Ad avviso del Collegio, al quesito deve essere fornita risposta positiva, se
solo si consideri che:
- per ciò che attiene il requisito della continuità, una lettura in senso
sistematico delle pertinenti disposizioni induce a ritenere che tale requisito
non postuli una costante ed ininterrotta attività assistenziale (secondo
un'opzione interpretativa che, a ben vedere, risulterebbe incompatibile con la
previsione secondo cui tale requisito può sussistere anche in caso di persone
non conviventi e comunque ordinariamente dedite ad attività lavorative per buona
parte della giornata), dovendo piuttosto ritenersi che tale requisito sussista
tutte le volte in cui l'attività assistenziale sia comunque prestata con
modalità costanti, ripetute nel tempo e, nel loro complesso, sufficienti a
garantire le esigenze di tutela della persona portatrice di handicap;
Sotto tale aspetto, quindi, il provvedimento impugnato in prime cure risulta
effettivamente viziato dei lamentati profili di incongruità atteso che
l'Amministrazione, pur avendo ammesso l'effettività dell'opera prestata
dall'odierno appellato con costanza nel corso del tempo in favore della propria
cognata, ha comunque ritenuto che tale attività non presentasse il carattere
della continuità solo "in ragione dei turni di servizio e della lontananza dalla
sede di lavoro". Tuttavia, la motivazione in parola risulta intrinsecamente
contraddittoria in quanto non è dato comprendere per quale ragione un'attività
comunque prestata con carattere di uniformità e costanza nel corso del tempo
venga ritenuta incompatibile con il requisito della continuità per il solo fatto
che vi ostino proprio quei parziali impedimenti lavorativi che il sistema
normativo delineato dalla l. n. 104 del 1992 mira ad attenuare nel comune
interesse del portatore di handicap e del lavoratore;
- per ciò che attiene il requisito dell'esclusività, poi, se per un verso è vero
che l'attività in parola poteva essere (almeno potenzialmente) svolta
dall'odierno appellato insieme con la propria moglie, è pur vero che
l'Amministrazione appellante non sembra aver tenuto in adeguata considerazione
le circostanze concrete (che, pure, erano state ritualmente allegate agli atti)

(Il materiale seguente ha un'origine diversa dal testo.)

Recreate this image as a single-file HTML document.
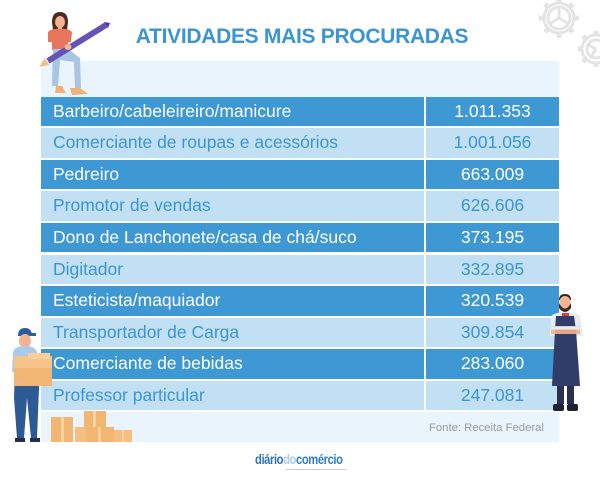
<!DOCTYPE html>
<html>
<head>
<meta charset="utf-8">
<style>
  html,body{margin:0;padding:0;background:#fff;}
  #c{position:relative;width:600px;height:480px;overflow:hidden;background:#fff;font-family:"Liberation Sans",Arial,sans-serif;}
  .title{position:absolute;left:0;width:604px;top:24px;text-align:center;font-weight:bold;font-size:21px;letter-spacing:-0.3px;color:#3a95d2;line-height:26px;}
  .pale{position:absolute;left:41px;width:518px;background:#eaf4fc;}
  .row{position:absolute;left:41px;width:518px;height:29.6px;}
  .row .l,.row .r{position:absolute;top:0;height:29.6px;line-height:29.6px;font-size:17.5px;}
  .row .l{left:0;width:383px;padding-left:12px;box-sizing:border-box;}
  .row .r{left:385px;width:133px;text-align:center;}
  .d .l,.d .r{background:#3d98d4;color:#fff;}
  .w .l,.w .r{background:#c1e0f4;color:#3d95d2;}
  .fonte{position:absolute;left:429px;top:420px;font-size:11.3px;color:#9a9a9a;line-height:16px;}
  .logo{position:absolute;left:255px;top:451px;font-weight:bold;font-size:14px;letter-spacing:-0.5px;line-height:16px;transform:scaleX(0.8);transform-origin:left top;white-space:nowrap;}
  svg{position:absolute;left:0;top:0;}
</style>
</head>
<body>
<div id="c">
  <svg width="600" height="480" viewBox="0 0 600 480">
    <!-- gears -->
    <g fill="none" stroke="#e4e4e4" stroke-width="3">
      <circle cx="559" cy="18" r="15"/>
      <circle cx="559" cy="18" r="11"/>
      <line x1="559" y1="18" x2="559" y2="7"/>
      <line x1="559" y1="18" x2="549" y2="24"/>
      <line x1="559" y1="18" x2="569" y2="24"/>
    </g>
    <g stroke="#e4e4e4" stroke-width="5">
      <line x1="559" y1="-2" x2="559" y2="2"/>
      <line x1="559" y1="34" x2="559" y2="38"/>
      <line x1="539" y1="18" x2="543" y2="18"/>
      <line x1="575" y1="18" x2="579" y2="18"/>
      <line x1="545" y1="4" x2="548" y2="7"/>
      <line x1="570" y1="29" x2="573" y2="32"/>
      <line x1="545" y1="32" x2="548" y2="29"/>
      <line x1="570" y1="7" x2="573" y2="4"/>
    </g>
    <g fill="none" stroke="#e4e4e4" stroke-width="3">
      <circle cx="596" cy="49" r="14"/>
      <circle cx="596" cy="49" r="9"/>
      <line x1="596" y1="49" x2="587" y2="44"/>
      <line x1="596" y1="49" x2="590" y2="58"/>
    </g>
    <g stroke="#e4e4e4" stroke-width="5">
      <line x1="578" y1="49" x2="582" y2="49"/>
      <line x1="596" y1="31" x2="596" y2="35"/>
      <line x1="596" y1="63" x2="596" y2="67"/>
      <line x1="583" y1="36" x2="586" y2="39"/>
      <line x1="583" y1="62" x2="586" y2="59"/>
    </g>
  </svg>

  <div class="title">ATIVIDADES MAIS PROCURADAS</div>

  <div class="pale" style="top:61px;height:35.5px;"></div>
  <div class="pale" style="top:412px;height:30px;"></div>

  <div class="row d" style="top:96.5px"><div class="l">Barbeiro/cabeleireiro/manicure</div><div class="r">1.011.353</div></div>
  <div class="row w" style="top:128.1px"><div class="l">Comerciante de roupas e acessórios</div><div class="r">1.001.056</div></div>
  <div class="row d" style="top:159.7px"><div class="l">Pedreiro</div><div class="r">663.009</div></div>
  <div class="row w" style="top:191.3px"><div class="l">Promotor de vendas</div><div class="r">626.606</div></div>
  <div class="row d" style="top:222.9px"><div class="l">Dono de Lanchonete/casa de chá/suco</div><div class="r">373.195</div></div>
  <div class="row w" style="top:254.5px"><div class="l">Digitador</div><div class="r">332.895</div></div>
  <div class="row d" style="top:286.1px"><div class="l">Esteticista/maquiador</div><div class="r">320.539</div></div>
  <div class="row w" style="top:317.7px"><div class="l">Transportador de Carga</div><div class="r">309.854</div></div>
  <div class="row d" style="top:349.3px"><div class="l">Comerciante de bebidas</div><div class="r">283.060</div></div>
  <div class="row w" style="top:380.9px"><div class="l">Professor particular</div><div class="r">247.081</div></div>

  <div class="fonte">Fonte: Receita Federal</div>

  <div class="logo"><span style="color:#2f72b8">diário</span><span style="color:#a9d0ee">do</span><span style="color:#2f7fc6">comércio</span></div>
  <div style="position:absolute;left:286px;top:469px;width:60px;height:1px;background:#c8c8c8;"></div>

  <svg width="600" height="480" viewBox="0 0 600 480">
    <!-- woman with pencil -->
    <path d="M52 22 Q52 12 60 12 Q68 12 68 22 L67 30 L53 30 Z" fill="#4a2a22"/>
    <ellipse cx="60" cy="22" rx="5" ry="6" fill="#f2b48e"/>
    <rect x="58" y="27" width="4" height="3" fill="#f2b48e"/>
    <path d="M48 32 Q52 28 60 29 Q68 28 72 32 L71 42 L68 42 L68 50 L52 50 L52 42 L48 42 Z" fill="#e8745b"/>
    <path d="M53 49 L68 49 L80 58 L81 88 L75 89 L74 62 L60 60 L58 86 L52 86 Z" fill="#a8c5e3"/>
    <path d="M70 88 L80 88 L88 94 L72 95 Z" fill="#f0b078"/>
    <path d="M56 86 L62 86 L66 93 L55 93 Z" fill="#f0b078"/>
    <line x1="48" y1="61" x2="106" y2="25" stroke="#6652b6" stroke-width="6" stroke-linecap="butt"/>
    <polygon points="45,58 49,65 39,67" fill="#edc38c"/>
    <polygon points="104,22 108,28 110,23" fill="#4b3c99"/>
    <ellipse cx="68" cy="47" rx="3.5" ry="3" fill="#f2b48e"/>

    <!-- worker with box -->
    <path d="M18 336 Q18 328 25 328 Q32 328 32 336 Z" fill="#2b5c9e"/>
    <rect x="30" y="333" width="6" height="3" fill="#2b5c9e"/>
    <ellipse cx="25" cy="341" rx="6" ry="7" fill="#f2b48e"/>
    <path d="M13 352 Q15 346 25 346 Q35 346 37 352 L38 372 L12 372 Z" fill="#a9cbe9"/>
    <path d="M15 368 L38 368 L39 388 L37 438 L31 438 L27 398 L24 438 L17 438 L14 398 Z" fill="#2d5a94"/>
    <rect x="15" y="438" width="10" height="4" fill="#1f2f4f"/>
    <rect x="30" y="438" width="10" height="4" fill="#1f2f4f"/>
    <rect x="14" y="356" width="38" height="30" fill="#f2b673"/>
    <rect x="14" y="356" width="38" height="12" fill="#f6c48a"/>
    <rect x="28" y="353" width="22" height="6" fill="#f7ce9c"/>
    <ellipse cx="20" cy="382" rx="4" ry="3" fill="#f2b48e"/>

    <!-- boxes bottom -->
    <rect x="51" y="417" width="22" height="25" fill="#f2b673"/>
    <rect x="61" y="417" width="3" height="25" fill="#f8d3a0"/>
    <rect x="75" y="427" width="12" height="15" fill="#f4bf80"/>
    <rect x="84" y="411" width="22" height="16" fill="#f2b673"/>
    <rect x="93" y="411" width="3" height="16" fill="#f8d3a0"/>
    <rect x="86" y="427" width="28" height="15" fill="#f2b673"/>
    <rect x="98" y="427" width="3" height="15" fill="#f8d3a0"/>
    <rect x="114" y="430" width="18" height="12" fill="#f4bf80"/>
    <rect x="122" y="430" width="2" height="12" fill="#f8d3a0"/>

    <!-- chef -->
    <path d="M559 300 Q559 294 565 294 Q571 294 571 300 Z" fill="#2b2624"/>
    <ellipse cx="565" cy="302" rx="5.5" ry="6" fill="#f2b48e"/>
    <path d="M559 303 Q565 314 571 303 L571 308 Q565 316 559 308 Z" fill="#3a2c25"/>
    <path d="M551 316 Q556 312 565 312 Q574 312 580 316 L583 336 L550 336 Z" fill="#e8ecef"/>
    <rect x="562" y="313" width="7" height="3" fill="#d9423c"/>
    <path d="M556 316 L574 316 L576 330 L580 386 L552 386 L555 330 Z" fill="#2f3d68"/>
    <path d="M551 326 L580 326 L580 334 L551 334 Z" fill="#f2b48e" opacity="0.9"/>
    <path d="M551 328 L580 328" stroke="#e8ecef" stroke-width="3"/>
    <rect x="557" y="386" width="7" height="18" fill="#2a3150"/>
    <rect x="567" y="386" width="7" height="18" fill="#2a3150"/>
    <rect x="553" y="404" width="11" height="7" rx="2" fill="#1e2233"/>
    <rect x="567" y="404" width="11" height="7" rx="2" fill="#1e2233"/>
  </svg>
</div>
</body>
</html>
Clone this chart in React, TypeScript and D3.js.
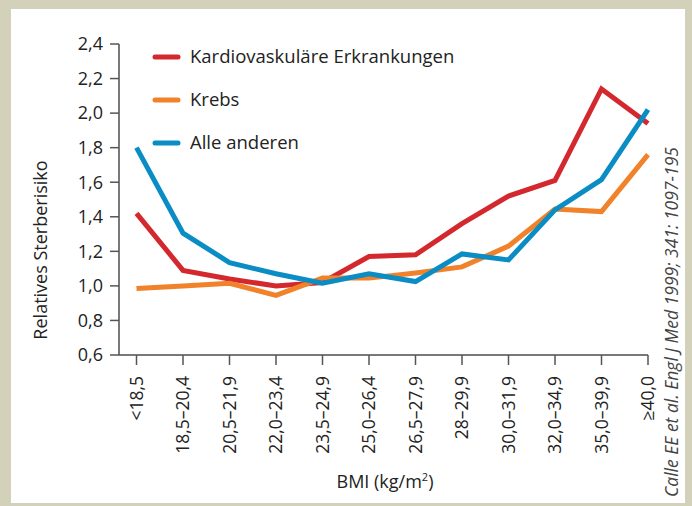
import React, { useRef, useEffect } from 'react';
import * as d3 from 'd3';

const categories = ['<18,5', '18,5–20,4', '20,5–21,9', '22,0–23,4', '23,5–24,9', '25,0–26,4', '26,5–27,9', '28–29,9', '30,0–31,9', '32,0–34,9', '35,0–39,9', '≥40,0'];
const kardio = [1.42, 1.09, 1.04, 1.0, 1.02, 1.17, 1.18, 1.36, 1.52, 1.61, 2.14, 1.94];
const krebs = [0.985, 1.0, 1.015, 0.945, 1.045, 1.045, 1.075, 1.11, 1.23, 1.445, 1.43, 1.76];
const andere = [1.8, 1.305, 1.135, 1.07, 1.015, 1.07, 1.025, 1.185, 1.15, 1.44, 1.615, 2.02];
const yTicks = [0.6, 0.8, 1.0, 1.2, 1.4, 1.6, 1.8, 2.0, 2.2, 2.4];

const series = [
    { name: 'Kardiovaskuläre Erkrankungen', values: kardio, color: '#d4282f' },
    { name: 'Krebs', values: krebs, color: '#f1822a' },
    { name: 'Alle anderen', values: andere, color: '#0a8cc4' },
];

export default function App() {
    const svgRef = useRef<SVGSVGElement | null>(null);

    useEffect(() => {
        const width = 692;
        const height = 506;
        const font = "'Open Sans', sans-serif";

        d3.select(svgRef.current).selectAll('*').remove();
        const svg = d3.select(svgRef.current).attr('width', width).attr('height', height);

        svg.append('rect').attr('width', width).attr('height', height).attr('fill', '#d4d1bb');
        svg.append('rect').attr('x', 11).attr('y', 9).attr('width', 674).attr('height', 494).attr('fill', '#fff');

        const x = d3.scalePoint().domain(categories).range([136.5, 648]);
        const y = d3.scaleLinear().domain([0.6, 2.4]).range([355, 44]);
        const axisX = 119;

        // y axis
        svg.append('line').attr('x1', axisX).attr('x2', axisX).attr('y1', y(2.4)).attr('y2', y(0.6))
            .attr('stroke', '#4d4d4d').attr('stroke-width', 1.5);
        yTicks.forEach((t) => {
            svg.append('line').attr('x1', axisX - 9).attr('x2', axisX).attr('y1', y(t)).attr('y2', y(t))
                .attr('stroke', '#555').attr('stroke-width', 1.5);
            svg.append('text').attr('x', 103).attr('y', y(t)).attr('dy', '0.35em')
                .attr('text-anchor', 'end').attr('font-family', font).attr('font-size', 18)
                .attr('fill', '#222').text(d3.format('.1f')(t).replace('.', ','));
        });

        // x axis
        svg.append('line').attr('x1', axisX).attr('x2', 648).attr('y1', y(0.6)).attr('y2', y(0.6))
            .attr('stroke', '#4d4d4d').attr('stroke-width', 1.5);
        categories.forEach((c) => {
            const cx = x(c)!;
            svg.append('line').attr('x1', cx).attr('x2', cx).attr('y1', y(0.6)).attr('y2', y(0.6) + 10)
                .attr('stroke', '#555').attr('stroke-width', 1.5);
            svg.append('text').attr('transform', `translate(${cx},${y(0.6) + 21}) rotate(-90)`)
                .attr('dy', '0.35em').attr('text-anchor', 'end').attr('font-family', font)
                .attr('font-size', 17.5).attr('fill', '#222').text(c);
        });

        // lines
        const line = d3.line<number>().x((_, i) => x(categories[i])!).y((d) => y(d));
        series.forEach((s) => {
            svg.append('path').attr('d', line(s.values)).attr('fill', 'none')
                .attr('stroke', s.color).attr('stroke-width', 5).attr('stroke-linejoin', 'miter');
        });

        // legend
        series.forEach((s, i) => {
            const ly = 57 + i * 43;
            svg.append('line').attr('x1', 155).attr('x2', 178).attr('y1', ly).attr('y2', ly)
                .attr('stroke', s.color).attr('stroke-width', 5).attr('stroke-linecap', 'round');
            svg.append('text').attr('x', 190).attr('y', ly).attr('dy', '0.35em')
                .attr('font-family', font).attr('font-size', 18.5).attr('fill', '#222').text(s.name);
        });

        // axis titles
        svg.append('text').attr('transform', `translate(47,250) rotate(-90)`)
            .attr('text-anchor', 'middle').attr('font-family', font).attr('font-size', 18)
            .attr('fill', '#222').text('Relatives Sterberisiko');

        const bmi = svg.append('text').attr('x', 385).attr('y', 488).attr('text-anchor', 'middle')
            .attr('font-family', font).attr('font-size', 18).attr('fill', '#222');
        bmi.append('tspan').text('BMI (kg/m');
        bmi.append('tspan').attr('font-size', 11).attr('dy', -7).text('2');
        bmi.append('tspan').attr('dy', 7).text(')');

        svg.append('text').attr('transform', `translate(678,497) rotate(-90)`)
            .attr('text-anchor', 'start').attr('font-family', font).attr('font-size', 17.5)
            .attr('font-style', 'italic').attr('fill', '#444')
            .text('Calle EE et al. Engl J Med 1999; 341: 1097-195');
    }, []);

    return <svg ref={svgRef} style={{ position: 'absolute', left: 0, top: 0 }}></svg>;
}
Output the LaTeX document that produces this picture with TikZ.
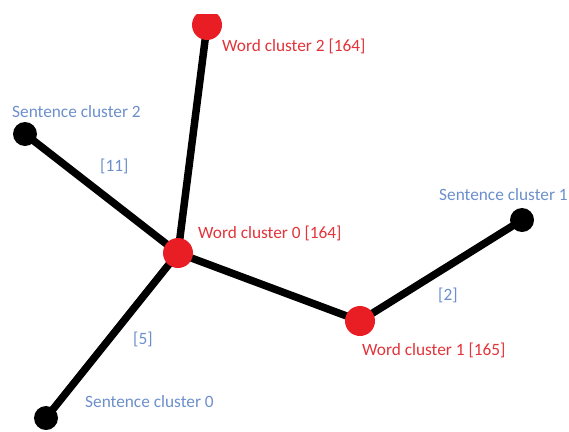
\documentclass[tikz,border=0pt]{standalone}
\usepackage{fontspec}
\setmainfont{Carlito}
\usetikzlibrary{backgrounds}
\definecolor{dotred}{RGB}{232,30,36}
\definecolor{labred}{RGB}{226,52,58}
\definecolor{labblue}{RGB}{108,143,204}
\tikzset{
  wordnode/.style={circle, fill=dotred, inner sep=0pt, minimum size=30pt},
  sentnode/.style={circle, fill=black, inner sep=0pt, minimum size=24pt},
  link/.style={line width=7.5pt, black},
  wordlab/.style={anchor=base west, inner sep=0pt, text=labred,
    font=\fontsize{17.3pt}{20pt}\selectfont},
  sentlab/.style={anchor=base west, inner sep=0pt, text=labblue,
    font=\fontsize{17.3pt}{20pt}\selectfont},
}
\begin{document}
\begin{tikzpicture}[x=1pt, y=-1pt]
\useasboundingbox (0,0) rectangle (569,431);
\clip (0,14) rectangle (569,431);

% cluster points
\node[wordnode] (w2) at (207,25) {};
\node[wordnode] (w0) at (178,253) {};
\node[wordnode] (w1) at (360,321) {};
\node[sentnode] (s2) at (25,134) {};
\node[sentnode] (s1) at (522,220) {};
\node[sentnode] (s0) at (46,418) {};

% links, drawn under the points
\begin{scope}[on background layer]
  \draw[link] (s2.center) -- (w0.center);
  \draw[link] (w2.center) -- (w0.center);
  \draw[link] (w0.center) -- (w1.center);
  \draw[link] (w1.center) -- (s1.center);
  \draw[link] (w0.center) -- (s0.center);
\end{scope}

% point labels
\node[wordlab] (lw2) at (222,51) {Word cluster 2 [164]};
\node[wordlab] (lw0) at (198,238) {Word cluster 0 [164]};
\node[wordlab] (lw1) at (362,355) {Word cluster 1 [165]};
\node[sentlab] (ls2) at (12,117) {Sentence cluster 2};
\node[sentlab] (ls1) at (439,200) {Sentence cluster 1};
\node[sentlab] (ls0) at (85,407) {Sentence cluster 0};

% link labels
\node[sentlab] (e11) at (100,171) {[11]};
\node[sentlab] (e2) at (438,300) {[2]};
\node[sentlab] (e5) at (133,344) {[5]};
\end{tikzpicture}
\end{document}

le quali impedivano - tunc et illic - una collaborazione effettiva nel prestare
la medesima attività. In particolare, l'Amministrazione non sembra aver
adeguatamente valutato il fatto che la moglie del sig. ####################
fosse in concreto gravemente ostacolata nel prestare la propria opera
assistenziale in favore della sorella nel particolare momento storico in cui
l'istanza era stata presentata, trovandosi nella delicata e comprensibile
situazione di lavoratrice madre di una figlia in tenerissima età (otto mesi) e
pertanto, comprensibilmente impossibilitata - ovvero fortemente ostacolata - nel
prestare
un'assistenza effettiva e continuativa in favore della propria sorella.
3. Per le ragioni sin qui esposte il ricorso in epigrafe deve essere respinto.
Il Collegio ritiene che sussistano giusti motivi onde disporre l'integrale
compensazione delle spese di lite fra le parti.
P.Q.M.
Il Consiglio di Stato, Sezione Sesta, definitivamente pronunciando sul ricorso
in epigrafe, lo respinge.
Spese compensate.
Ordina che la presente decisione sia eseguita dall'autorità amministrativa.